In Windows, rights can be denied. In NetWare, I don't think this will work, and I can't find any information to indicate that it will. If anyone knows how it can be done, I'd appreciate the info.
 
Have you tried assigning the one user as a trustee to the directory, but take away all of the attributes. ie: [ ]

I'm not where I can test this, but I believe that this will do what you want. However, I am backing this with a note in a TID that says, "A new assignment of trustee rights at the file level can revoke rights assigned at the directory level or allow additional rights." So I am inclined to believe it will work at a directory level as well.

If that doesn't work.. another thing you could do is create a group with all users except the one and do it that way. Not the easiest or most preferred, but it would work.



Marvin Huffaker MCNE, CNE
Marvin Huffaker Consulting
 
That works for what I am really doing. The group has RWCEMF at the directory and I'd like to revoke one user's rights to a file within the directory.

1. Explictly make him a trustee of the file
2. Take away all rights
3. Remove all but supervisor in the file's IRF.

In my testing, I was trying to set a group as a file trustee, then revoke priviliges to the file for one member. That won't work. I was wondering if there was a way.

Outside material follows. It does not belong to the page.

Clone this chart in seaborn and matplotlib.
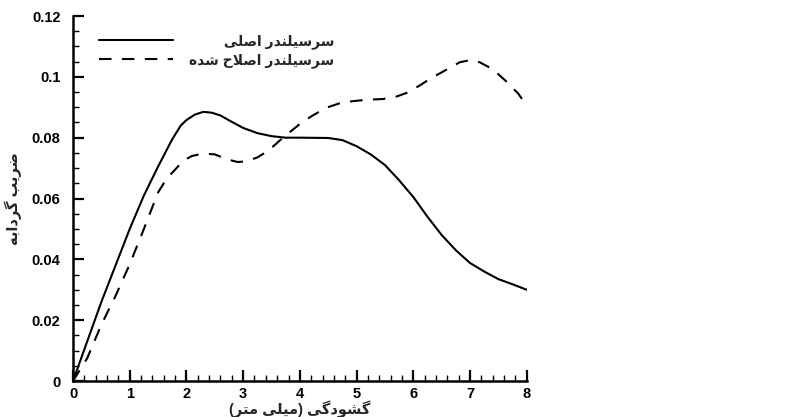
import matplotlib
matplotlib.use("Agg")
import matplotlib.pyplot as plt
from matplotlib.ticker import MultipleLocator
import seaborn as sns
import pandas as pd

# ---------------- data ----------------
x_main = [0, 0.25, 0.5, 0.75, 1, 1.25, 1.5, 1.75, 1.9, 2.0, 2.15, 2.3, 2.45, 2.6, 2.8,
          3.0, 3.25, 3.5, 3.75, 4.0, 4.5, 4.75, 5.0, 5.25, 5.5, 5.75, 6.0, 6.25, 6.5,
          6.75, 7.0, 7.25, 7.5, 7.75, 8]
y_main = [0, 0.013, 0.026, 0.038, 0.050, 0.061, 0.0705, 0.0795, 0.084, 0.0858, 0.0876,
          0.0885, 0.0882, 0.0873, 0.0852, 0.0832, 0.0815, 0.0805, 0.0800, 0.0800,
          0.0799, 0.0792, 0.0772, 0.0745, 0.0710, 0.0660, 0.0605, 0.0540, 0.0480,
          0.0430, 0.0388, 0.0360, 0.0335, 0.0318, 0.0300]

x_mod = [0, 0.25, 0.5, 0.75, 1, 1.25, 1.5, 1.65, 1.8, 1.95, 2.1, 2.3, 2.5, 2.7, 2.9,
         3.05, 3.25, 3.45, 3.64, 3.8, 4.0, 4.2, 4.46, 4.7, 4.93, 5.2, 5.46, 5.7, 5.88,
         6.1, 6.29, 6.55, 6.82, 7.0, 7.17, 7.4, 7.64, 7.85, 8]
y_mod = [0, 0.0075, 0.0185, 0.028, 0.0384, 0.050, 0.062, 0.0665, 0.0695, 0.0725,
         0.0740, 0.0748, 0.0745, 0.0730, 0.0720, 0.0722, 0.0735, 0.0758, 0.0790,
         0.0815, 0.0845, 0.0870, 0.0898, 0.0913, 0.0920, 0.0925, 0.0927, 0.0935,
         0.0947, 0.0970, 0.0993, 0.1020, 0.1048, 0.1055, 0.1048, 0.1025, 0.0985,
         0.0945, 0.0905]

label_main = "سرسیلندر اصلی"
label_mod = "سرسیلندر اصلاح شده"
xlabel = "گشودگی (میلی متر)"
ylabel = "ضریب گردابه"
x_ticks = [0, 1, 2, 3, 4, 5, 6, 7, 8]
y_ticks = [0, 0.02, 0.04, 0.06, 0.08, 0.1, 0.12]
y_ticklabels = ["0", "0.02", "0.04", "0.06", "0.08", "0.1", "0.12"]

# ---------------- simple Persian shaping (matplotlib has no text shaping) ----------------
DUAL = {
    'ب': (0xFE8F, 0xFE90, 0xFE91, 0xFE92), 'ت': (0xFE95, 0xFE96, 0xFE97, 0xFE98),
    'ح': (0xFEA1, 0xFEA2, 0xFEA3, 0xFEA4), 'س': (0xFEB1, 0xFEB2, 0xFEB3, 0xFEB4),
    'ش': (0xFEB5, 0xFEB6, 0xFEB7, 0xFEB8), 'ص': (0xFEB9, 0xFEBA, 0xFEBB, 0xFEBC),
    'ض': (0xFEBD, 0xFEBE, 0xFEBF, 0xFEC0), 'ل': (0xFEDD, 0xFEDE, 0xFEDF, 0xFEE0),
    'م': (0xFEE1, 0xFEE2, 0xFEE3, 0xFEE4), 'ن': (0xFEE5, 0xFEE6, 0xFEE7, 0xFEE8),
    'ه': (0xFEE9, 0xFEEA, 0xFEEB, 0xFEEC), 'ی': (0xFBFC, 0xFBFD, 0xFBFE, 0xFBFF),
    'گ': (0xFB92, 0xFB93, 0xFB94, 0xFB95),
}
RIGHT = {'ا': (0xFE8D, 0xFE8E), 'د': (0xFEA9, 0xFEAA), 'ر': (0xFEAD, 0xFEAE),
         'و': (0xFEED, 0xFEEE)}


def shape(s):
    chars = list(s)
    n = len(chars)
    res = []
    i = 0
    while i < n:
        c = chars[i]
        prev = chars[i - 1] if i > 0 else ''
        jp = prev in DUAL
        if c == 'ل' and i + 1 < n and chars[i + 1] == 'ا':
            res.append(chr(0xFEFC if jp else 0xFEFB))
            i += 2
            continue
        nxt = chars[i + 1] if i + 1 < n else ''
        if c in DUAL:
            jn = nxt in DUAL or nxt in RIGHT
            f = DUAL[c]
            idx = 3 if (jp and jn) else 1 if jp else 2 if jn else 0
            res.append(chr(f[idx]))
        elif c in RIGHT:
            res.append(chr(RIGHT[c][1 if jp else 0]))
        else:
            res.append(c)
        i += 1
    vis = ''.join(reversed(res))
    return vis.translate(str.maketrans('()', ')('))


# ---------------- style ----------------
sns.set_style("ticks")
plt.rcParams['font.family'] = ['Liberation Sans', 'DejaVu Sans']
plt.rcParams['font.weight'] = 'bold'

fig = plt.figure(figsize=(7.85, 4.17), dpi=100)
ax = fig.add_axes([0.093, 0.0863, 0.578, 0.8753])

df_main = pd.DataFrame({"x": x_main, "y": y_main})
df_mod = pd.DataFrame({"x": x_mod, "y": y_mod})

sns.lineplot(data=df_main, x="x", y="y", ax=ax, color="black", linewidth=1.5,
             label=shape(label_main), sort=False)
sns.lineplot(data=df_mod, x="x", y="y", ax=ax, color="black", linewidth=1.5,
             linestyle=(0, (6, 5)), label=shape(label_mod), sort=False)

ax.set_xlim(0, 8)
ax.set_ylim(0, 0.12)
ax.set_xticks(x_ticks)
ax.set_xticklabels([str(t) for t in x_ticks])
ax.set_yticks(y_ticks)
ax.set_yticklabels(y_ticklabels)
ax.xaxis.set_minor_locator(MultipleLocator(0.2))
ax.yaxis.set_minor_locator(MultipleLocator(0.005))
ax.tick_params(which="major", direction="in", length=8, width=1.6, labelsize=10.5,
               color="black", labelcolor="black")
ax.tick_params(axis="y", which="major", pad=9)
ax.tick_params(axis="x", which="major", pad=4)
ax.tick_params(which="minor", direction="in", length=4, width=1.0, color="black")
for lab in ax.get_xticklabels() + ax.get_yticklabels():
    lab.set_fontweight("bold")

for side in ["top", "right"]:
    ax.spines[side].set_visible(False)
for side in ["left", "bottom"]:
    ax.spines[side].set_linewidth(1.8)
    ax.spines[side].set_color("black")

ax.set_xlabel(shape(xlabel), fontsize=10.5, fontweight="bold", labelpad=0)
ax.set_ylabel(shape(ylabel), fontsize=10.5, fontweight="bold", labelpad=7)

leg = ax.legend(loc="upper left", bbox_to_anchor=(0.03, 0.985), frameon=False,
                handlelength=5.3, handletextpad=1.2, labelspacing=0.3,
                prop={"weight": "bold", "size": 10})

# right-align the legend texts (RTL) by padding the shorter one with spaces
fig.canvas.draw()
r = fig.canvas.get_renderer()
texts = leg.get_texts()
widths = [t.get_window_extent(r).width for t in texts]
wmax = max(widths)
for t, w in zip(texts, widths):
    s = t.get_text()
    while t.get_window_extent(r).width < wmax - 1.5:
        s = " " + s
        t.set_text(s)

fig.savefig("out.png", dpi=100)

Thanks for the tip. It's worth a star.
 
afaik you can do exactly what Marvin stated.. IIRC this is how I set up some of our rights a while back to protect things like employee records, etc. Make a group with everyone but the one person, give the group rights etc.. then for the one person not in the group, add them as a trustee of the folder and then strip out all of their rights. This loss of rights will flow down from there unless they are added back deliberately.
The other key thing (IMHO) is to take read and filescan from PUBLIC which would still allow mr. "no access" to have some access through security equiv.
Once you've done this, log in as the 2 types of users to verify that things are the way you want them.
The thing to remember IMHO about netware vs windows is basically what you layed out - in windows you generally have to deny people.. in Netware you have to Enable them.
And don't forget about PUBLIC.
If a user still has access to something they should not, just move up the tree to see where it is flowing down from and fix it at the uppermost level. IMHO try not to use the ACL's as you can complicate rights assignments and make them harder to troubleshoot. Try and seperate types of data onto different volumes or mount points so that the users only map what they should have, and that also makes rights easier.